Many new cast iron frying pans and Dutch ovens come from the manufacturer with a waxy coating.  This needs to be burned off prior to use.  The best way is to turn the oven upside down over an open fire or charcoal.  When they heat up, you will see the waxy coating bubble up.  Let this burn out and wipe with a clean rag.  You are now ready to season your pot.

To season a cast iron pot, coat the pot with lard, bacon grease or Crisco and bake at 250 degrees for 4 hours.  Do not use a liquid vegetable oil or the pan will be sticky and not properly seasoned.

After cooking, wash the pan while still warm in hot water and scrape the pan if needed.  Do not use scouring pads or soap; they will break down the pan’s seasoning.  If your pan rusts, it needs to be re-seasoned.

More information on Dutch ovens and recipes will be posted in the near future.


5 thoughts on “What Kind of Dutch Oven do You Need”

  1. Howard;

    First thanks for the very informative site. I have been a reader for a number of months now and agree with and learn from most of your posts.

    I will slightly disagree with your statement “Buy only Dutch ovens with legs”. I have 5 ovens from 14 to 8. Three are legged (camp ovens) and 2 are standard (smooth bottom) ovens. I use the legged ovens strictly for outdoor or fire place cooking. The standard ovens I use everywhere including in the house electric oven, in the cabin wood cookstove oven, over coals with strategically placed rocks and hung from a tripod over an open flame.

    The drawback for me to the camp oven is that when used in a conventional oven the legs drop through the grills and require that you lift the oven out as opposed to sliding it out. As you correctly stated these cast iron marvels are far from light even empty.

    The true advantage of the camp oven is that it is more versatile in the outback (bread, biscuits,cakes, pies).

    So with that I will agree that a dutch oven is a preparedness must have. I would also suggest that the person prepping needs to consider how they will be using the tool and select which comes first the leg or the smooth. Then after the first get the second. Because besides being an art Dutch oven cooking is fun.

    1. Greg
      You are right, I was only thinking about camping and should have made that clear. I have flat bottomed Dutch ovens for indoor use.

  2. your advice on cleaning cast iron cookware is correct.. however, here are two good tips that i use…cast iron tends to have a burned grease buildup-when this happens i just throw the pot/skillet in a good outdoor fire and usually by the time the fire is out and cool i just dig the skillet out of the ashes and wipe off..clean as a whistle. also, after washing in hot sudsy water, rinse real well then place on warm burner to dry. been doing this for years and years and i have a few skillets that are over one hundred yrs. old.

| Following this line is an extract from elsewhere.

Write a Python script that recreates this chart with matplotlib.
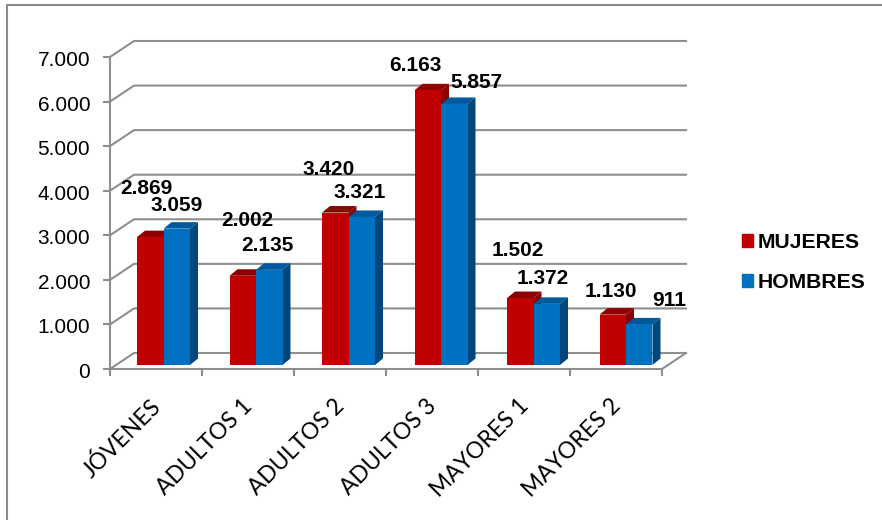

  3. Another handy tip that will save on charcoal is to stack your dutch ovens. That way, the coals from the lid of your bottom one are heating the bottom of the oven(s) stacked on top. You can stack three or four ovens and cook a complete meal (including dessert) this way.

  4. Robert Bolman

    Having worked in foundries in my youth, what I notice today is that most newly manufactured cast iron cook ware comes with the grainy texture of the sand casting process still present on the interior of the cooking pot or skillet. Older cast iron cook ware was manufactured to a higher degree of quality whereby the interior of the pot or skillet was ground smooth. It’s a classic example of “They don’t make them like they used to.”

    I’ve improved upon a couple of newer cast iron pieces by using a 4 1/2 inch angle grinder with a flexible sanding disk to grind the sand cast texture off.